OPPORTUNITIES Serving as a pastor in his native Philippines prepared North American Mission Board missionary Peter Yanes for the opportunities he finds to preach, like at a Filipino community church service held in a Philadelphia park. Yanes serves churches and church planters in the area with mobilization strategy and leadership development. NAMB photo by Ted Wilcox
“Church planting is very special and important to me because without it, I wouldn’t be where I am,” Yanes explains.
This heart for church planting makes Yanes the perfect fit for his role as a mobilization missionary for the Baptist Convention of Pennsylvania/South Jersey. Based in Philadelphia, Yanes’ work as a mobilizer for the area allows him to identify and support planters and partners as they start and grow new churches. With only 400 SBC congregations serving a population of more than 15 million in the convention, the area needs new churches. For his part, Yanes is working specifically to catalyze ethnic church planters to reach the growing number of people groups in the area.
“My ministry allows me to build great relationships with our ethnic pastors,” Yanes says. “Having relationships and support can be such an asset because their position can be very lonely and very tough at times.”
This is a feeling Yanes knows firsthand. After pastoring a church in the Philippines, he and his wife, Irene, made the move to the United States in 1998 and began the work of church planting in Philadelphia. He has spent the better part of the last 14 years serving the growing ethnic population in Philadelphia. He supported the now thriving Philadelphia Bible Church International in its early years in an effort to provide a place of worship for Filipino transplants living in the city. By taking on his current role, Yanes can share his experiences in ethnic church planting with others like him looking to reach their own diverse communities.
“Philadelphia is a very diverse city with many ethnicities and nationalities,” Yanes explains. “Anything that I can do to help planters build relationships with their people groups and eventually share the message of the Gospel in cities like Philly is important.

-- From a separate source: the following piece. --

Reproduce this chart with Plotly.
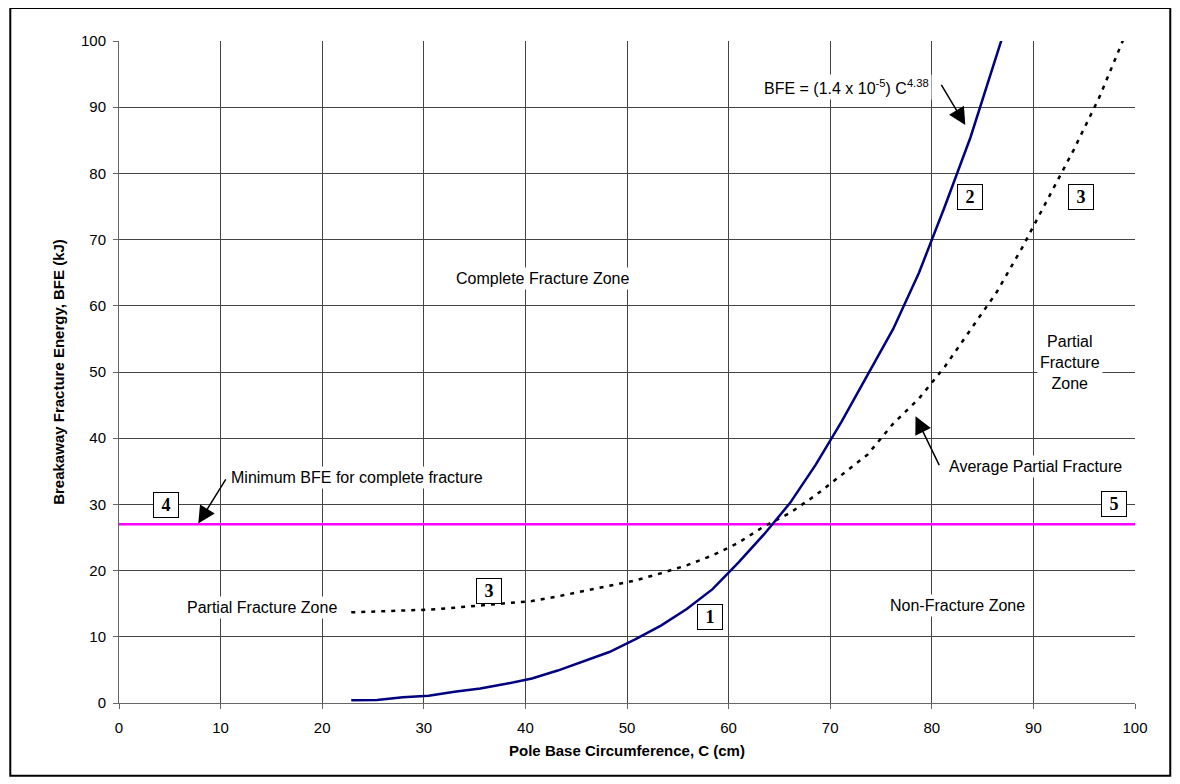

It takes a great relationship with all of our ethnic pastors around the area to see this happen.”
One such person he is pouring his leadership into and building a relationship with is fellow Filipino church planter Noel Geniza. While serving as both worship leader and deacon at Philadelphia Bible Church International, Geniza’s heart for ministry caught Yanes’ eye.
“Noel has been a faithful member of our church for so long,” Yanes says. “Back home in the Philippines, he was a pastor and it’s clear this is his calling. It was just a matter of time before he stepped back into it here.”
Having settled in Pottstown, a suburb some 50 miles north of Philadelphia, Geniza and his family were traveling every Sunday to attend Philadelphia Bible Church International and worship with a Filipino community. However, the continuous commute proved taxing on the Geniza family and Noel began to see the need for a church like this closer to home.